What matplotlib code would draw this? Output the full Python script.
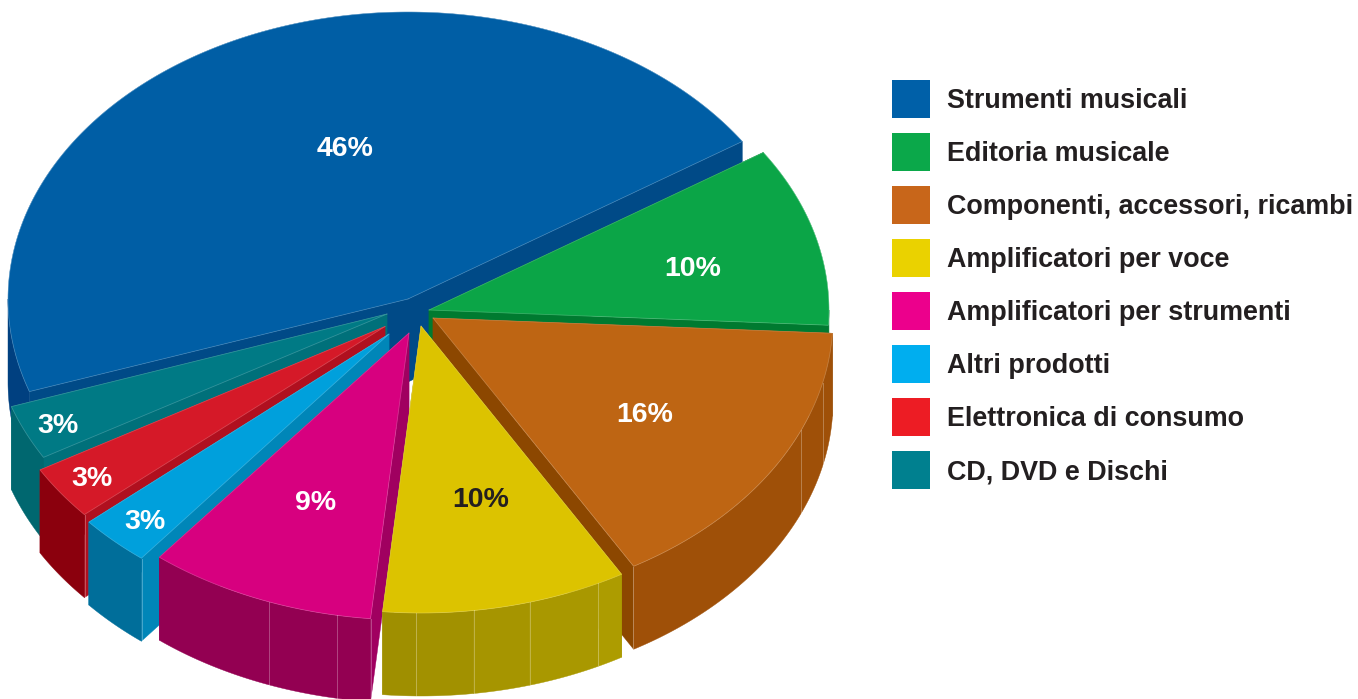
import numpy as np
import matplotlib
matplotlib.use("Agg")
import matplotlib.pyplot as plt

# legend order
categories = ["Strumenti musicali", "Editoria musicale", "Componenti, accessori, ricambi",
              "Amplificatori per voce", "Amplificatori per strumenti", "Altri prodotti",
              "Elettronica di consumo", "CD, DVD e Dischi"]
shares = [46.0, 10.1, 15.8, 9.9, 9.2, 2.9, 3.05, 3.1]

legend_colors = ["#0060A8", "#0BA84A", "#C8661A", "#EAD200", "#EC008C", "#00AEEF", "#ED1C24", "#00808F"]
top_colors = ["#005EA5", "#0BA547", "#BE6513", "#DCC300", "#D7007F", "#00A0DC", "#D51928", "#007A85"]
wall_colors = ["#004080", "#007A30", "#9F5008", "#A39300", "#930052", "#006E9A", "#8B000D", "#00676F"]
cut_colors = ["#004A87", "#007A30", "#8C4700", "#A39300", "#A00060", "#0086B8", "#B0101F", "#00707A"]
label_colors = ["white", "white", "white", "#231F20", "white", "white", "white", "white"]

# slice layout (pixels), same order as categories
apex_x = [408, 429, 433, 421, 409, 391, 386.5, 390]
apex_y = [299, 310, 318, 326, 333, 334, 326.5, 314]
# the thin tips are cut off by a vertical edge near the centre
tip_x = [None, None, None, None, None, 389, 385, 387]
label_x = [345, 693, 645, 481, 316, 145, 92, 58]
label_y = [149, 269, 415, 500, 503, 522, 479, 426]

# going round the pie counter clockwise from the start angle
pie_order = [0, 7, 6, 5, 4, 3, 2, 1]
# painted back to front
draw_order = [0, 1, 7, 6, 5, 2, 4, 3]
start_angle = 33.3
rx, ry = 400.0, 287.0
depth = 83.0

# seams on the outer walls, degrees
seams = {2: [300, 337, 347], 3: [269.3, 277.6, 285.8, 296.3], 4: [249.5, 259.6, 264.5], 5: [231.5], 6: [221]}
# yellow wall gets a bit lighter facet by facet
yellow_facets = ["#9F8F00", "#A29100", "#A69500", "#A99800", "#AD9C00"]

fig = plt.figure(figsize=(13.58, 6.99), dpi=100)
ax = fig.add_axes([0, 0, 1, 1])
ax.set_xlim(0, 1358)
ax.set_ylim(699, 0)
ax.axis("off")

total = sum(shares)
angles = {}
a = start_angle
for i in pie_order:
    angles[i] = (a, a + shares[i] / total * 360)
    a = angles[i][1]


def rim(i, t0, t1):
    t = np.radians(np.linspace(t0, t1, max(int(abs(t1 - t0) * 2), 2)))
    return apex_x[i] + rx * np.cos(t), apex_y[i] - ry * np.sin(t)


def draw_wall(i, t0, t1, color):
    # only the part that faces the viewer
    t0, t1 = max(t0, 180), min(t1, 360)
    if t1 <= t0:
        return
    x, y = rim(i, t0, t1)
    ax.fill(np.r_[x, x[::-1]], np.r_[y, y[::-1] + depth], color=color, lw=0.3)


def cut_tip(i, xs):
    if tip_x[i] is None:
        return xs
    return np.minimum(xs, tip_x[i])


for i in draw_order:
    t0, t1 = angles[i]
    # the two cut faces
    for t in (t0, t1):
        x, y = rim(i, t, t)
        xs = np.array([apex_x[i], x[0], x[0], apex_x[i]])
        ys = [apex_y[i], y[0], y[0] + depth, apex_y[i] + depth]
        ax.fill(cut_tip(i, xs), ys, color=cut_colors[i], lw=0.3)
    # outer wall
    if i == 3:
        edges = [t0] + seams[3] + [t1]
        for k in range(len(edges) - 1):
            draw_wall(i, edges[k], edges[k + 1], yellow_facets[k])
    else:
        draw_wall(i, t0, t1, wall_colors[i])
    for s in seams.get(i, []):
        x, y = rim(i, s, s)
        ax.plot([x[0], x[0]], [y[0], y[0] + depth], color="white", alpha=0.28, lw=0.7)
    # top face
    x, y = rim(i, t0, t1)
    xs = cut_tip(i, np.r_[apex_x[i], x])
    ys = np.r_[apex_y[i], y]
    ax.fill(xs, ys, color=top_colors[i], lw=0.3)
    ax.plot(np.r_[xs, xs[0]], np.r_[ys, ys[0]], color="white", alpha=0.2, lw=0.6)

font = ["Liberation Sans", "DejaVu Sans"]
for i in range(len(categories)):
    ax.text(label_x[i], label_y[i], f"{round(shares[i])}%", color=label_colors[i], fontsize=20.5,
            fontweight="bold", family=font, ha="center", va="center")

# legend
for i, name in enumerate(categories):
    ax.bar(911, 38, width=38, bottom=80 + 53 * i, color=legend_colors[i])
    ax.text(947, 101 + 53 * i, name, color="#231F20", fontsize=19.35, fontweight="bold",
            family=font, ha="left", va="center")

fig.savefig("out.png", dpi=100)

_ _ _ _

▸ EXERCISE DESCRIPTION:
Write out again exactly the lines from the start of the data above through the line containing "label_y = [149, 269, 415, 500, 503, 522, 479, 426]", inclusive, excluding any pictures.

▸ SOLUTION FOR THIS TASK:
What matplotlib code would draw this? Output the full Python script.
import numpy as np
import matplotlib
matplotlib.use("Agg")
import matplotlib.pyplot as plt

# legend order
categories = ["Strumenti musicali", "Editoria musicale", "Componenti, accessori, ricambi",
              "Amplificatori per voce", "Amplificatori per strumenti", "Altri prodotti",
              "Elettronica di consumo", "CD, DVD e Dischi"]
shares = [46.0, 10.1, 15.8, 9.9, 9.2, 2.9, 3.05, 3.1]

legend_colors = ["#0060A8", "#0BA84A", "#C8661A", "#EAD200", "#EC008C", "#00AEEF", "#ED1C24", "#00808F"]
top_colors = ["#005EA5", "#0BA547", "#BE6513", "#DCC300", "#D7007F", "#00A0DC", "#D51928", "#007A85"]
wall_colors = ["#004080", "#007A30", "#9F5008", "#A39300", "#930052", "#006E9A", "#8B000D", "#00676F"]
cut_colors = ["#004A87", "#007A30", "#8C4700", "#A39300", "#A00060", "#0086B8", "#B0101F", "#00707A"]
label_colors = ["white", "white", "white", "#231F20", "white", "white", "white", "white"]

# slice layout (pixels), same order as categories
apex_x = [408, 429, 433, 421, 409, 391, 386.5, 390]
apex_y = [299, 310, 318, 326, 333, 334, 326.5, 314]
# the thin tips are cut off by a vertical edge near the centre
tip_x = [None, None, None, None, None, 389, 385, 387]
label_x = [345, 693, 645, 481, 316, 145, 92, 58]
label_y = [149, 269, 415, 500, 503, 522, 479, 426]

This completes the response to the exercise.